(Data supplied)
-- Begin --

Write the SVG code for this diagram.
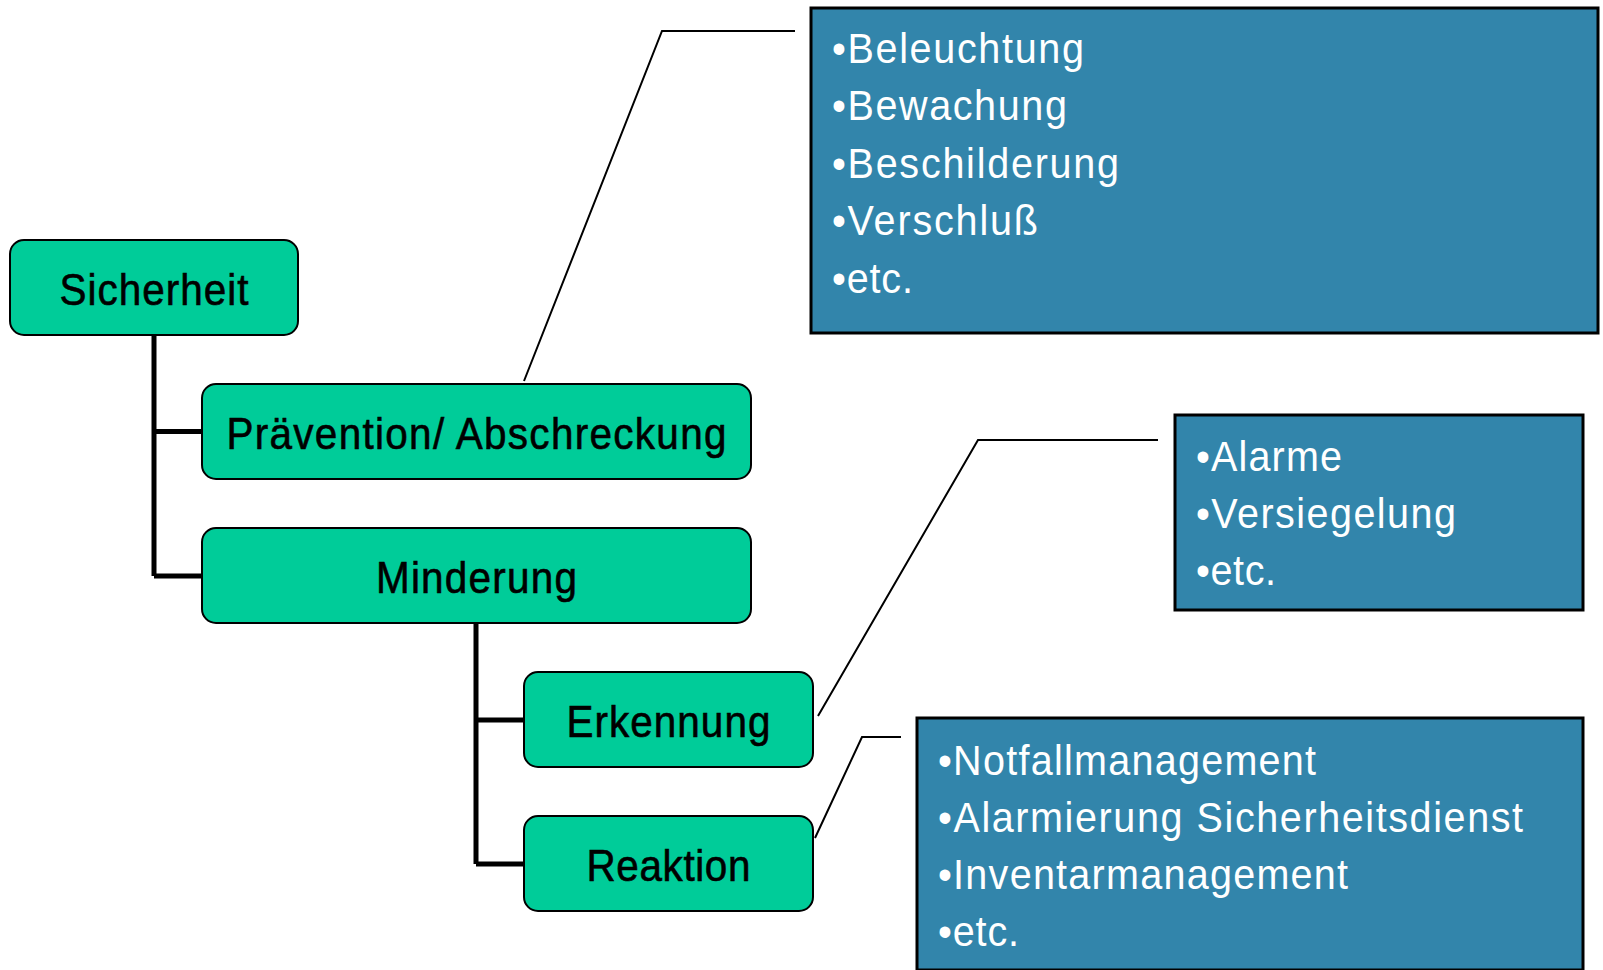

-- End --
-- Begin --

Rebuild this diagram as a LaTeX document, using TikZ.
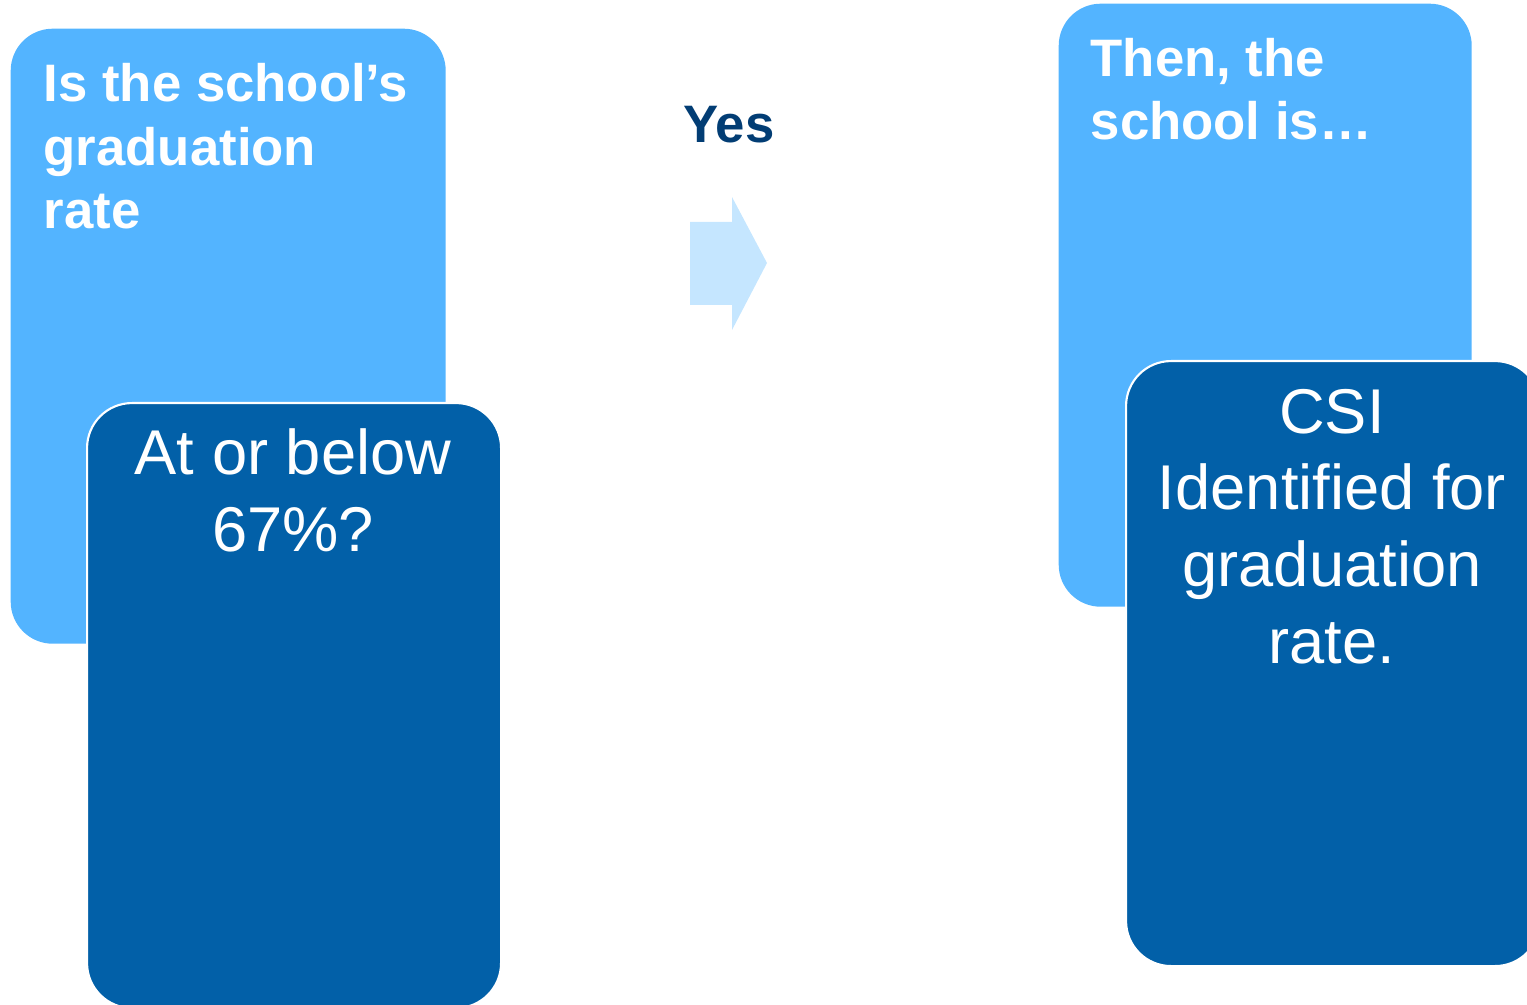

-- End --
-- Begin --

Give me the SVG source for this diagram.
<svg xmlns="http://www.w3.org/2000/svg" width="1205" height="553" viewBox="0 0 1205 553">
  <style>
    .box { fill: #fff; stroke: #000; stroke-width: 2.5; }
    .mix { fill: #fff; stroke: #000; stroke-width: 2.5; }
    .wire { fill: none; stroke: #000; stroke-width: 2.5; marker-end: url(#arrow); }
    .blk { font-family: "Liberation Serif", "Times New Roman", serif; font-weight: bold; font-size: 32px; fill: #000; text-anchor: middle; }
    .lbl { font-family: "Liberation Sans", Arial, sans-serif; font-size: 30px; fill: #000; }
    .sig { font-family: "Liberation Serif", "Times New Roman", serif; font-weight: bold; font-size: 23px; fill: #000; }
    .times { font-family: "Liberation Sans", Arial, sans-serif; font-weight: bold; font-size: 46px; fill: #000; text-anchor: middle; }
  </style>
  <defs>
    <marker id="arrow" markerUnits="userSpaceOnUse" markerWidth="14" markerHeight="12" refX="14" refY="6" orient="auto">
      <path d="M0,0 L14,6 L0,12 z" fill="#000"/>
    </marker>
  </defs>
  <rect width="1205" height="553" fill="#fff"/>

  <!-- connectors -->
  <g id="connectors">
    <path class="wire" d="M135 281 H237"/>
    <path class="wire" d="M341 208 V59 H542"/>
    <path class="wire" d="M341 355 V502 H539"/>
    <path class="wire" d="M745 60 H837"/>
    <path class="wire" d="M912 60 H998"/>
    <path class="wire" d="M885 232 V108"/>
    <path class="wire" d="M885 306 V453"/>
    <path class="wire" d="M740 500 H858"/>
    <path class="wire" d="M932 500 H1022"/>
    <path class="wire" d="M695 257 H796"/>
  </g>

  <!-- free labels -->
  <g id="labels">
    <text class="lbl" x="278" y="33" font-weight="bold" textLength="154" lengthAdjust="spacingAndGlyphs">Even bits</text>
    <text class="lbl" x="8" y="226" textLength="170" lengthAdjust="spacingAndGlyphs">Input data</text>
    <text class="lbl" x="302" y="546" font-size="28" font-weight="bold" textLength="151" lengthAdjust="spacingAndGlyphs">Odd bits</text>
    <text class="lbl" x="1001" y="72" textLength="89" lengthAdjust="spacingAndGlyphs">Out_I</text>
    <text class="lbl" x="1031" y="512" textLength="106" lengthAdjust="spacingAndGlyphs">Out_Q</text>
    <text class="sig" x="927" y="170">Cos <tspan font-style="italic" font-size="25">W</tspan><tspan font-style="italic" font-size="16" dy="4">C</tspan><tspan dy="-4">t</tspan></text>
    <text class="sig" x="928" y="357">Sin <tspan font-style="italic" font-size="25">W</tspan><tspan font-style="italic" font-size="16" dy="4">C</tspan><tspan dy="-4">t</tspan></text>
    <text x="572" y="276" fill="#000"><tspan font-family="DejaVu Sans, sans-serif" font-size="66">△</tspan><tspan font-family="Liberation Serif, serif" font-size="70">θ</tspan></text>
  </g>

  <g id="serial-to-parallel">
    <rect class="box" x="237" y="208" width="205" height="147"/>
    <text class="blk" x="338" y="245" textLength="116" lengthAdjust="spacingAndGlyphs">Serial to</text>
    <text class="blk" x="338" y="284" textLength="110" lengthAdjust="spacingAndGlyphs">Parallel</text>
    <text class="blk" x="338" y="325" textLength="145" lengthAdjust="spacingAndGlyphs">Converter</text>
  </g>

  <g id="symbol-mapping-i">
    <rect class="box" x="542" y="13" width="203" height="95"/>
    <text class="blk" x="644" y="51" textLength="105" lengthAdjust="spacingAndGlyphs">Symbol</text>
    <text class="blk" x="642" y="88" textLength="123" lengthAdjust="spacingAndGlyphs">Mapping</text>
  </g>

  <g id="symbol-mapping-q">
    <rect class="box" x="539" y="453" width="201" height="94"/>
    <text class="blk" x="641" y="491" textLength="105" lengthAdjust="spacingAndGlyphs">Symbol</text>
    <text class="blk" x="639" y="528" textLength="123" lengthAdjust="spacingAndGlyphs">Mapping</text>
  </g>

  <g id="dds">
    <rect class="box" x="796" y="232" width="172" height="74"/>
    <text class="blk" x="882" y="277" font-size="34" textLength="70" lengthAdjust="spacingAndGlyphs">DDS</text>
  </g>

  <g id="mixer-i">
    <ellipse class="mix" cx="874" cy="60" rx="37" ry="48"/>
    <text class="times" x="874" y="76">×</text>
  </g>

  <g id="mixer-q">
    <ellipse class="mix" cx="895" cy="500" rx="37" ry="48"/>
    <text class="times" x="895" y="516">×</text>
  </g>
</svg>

-- End --

(Task goal) Find all lines with "this" in them and copy each one.

(Task result)
Write the SVG code for this diagram.
Rebuild this diagram as a LaTeX document, using TikZ.
Give me the SVG source for this diagram.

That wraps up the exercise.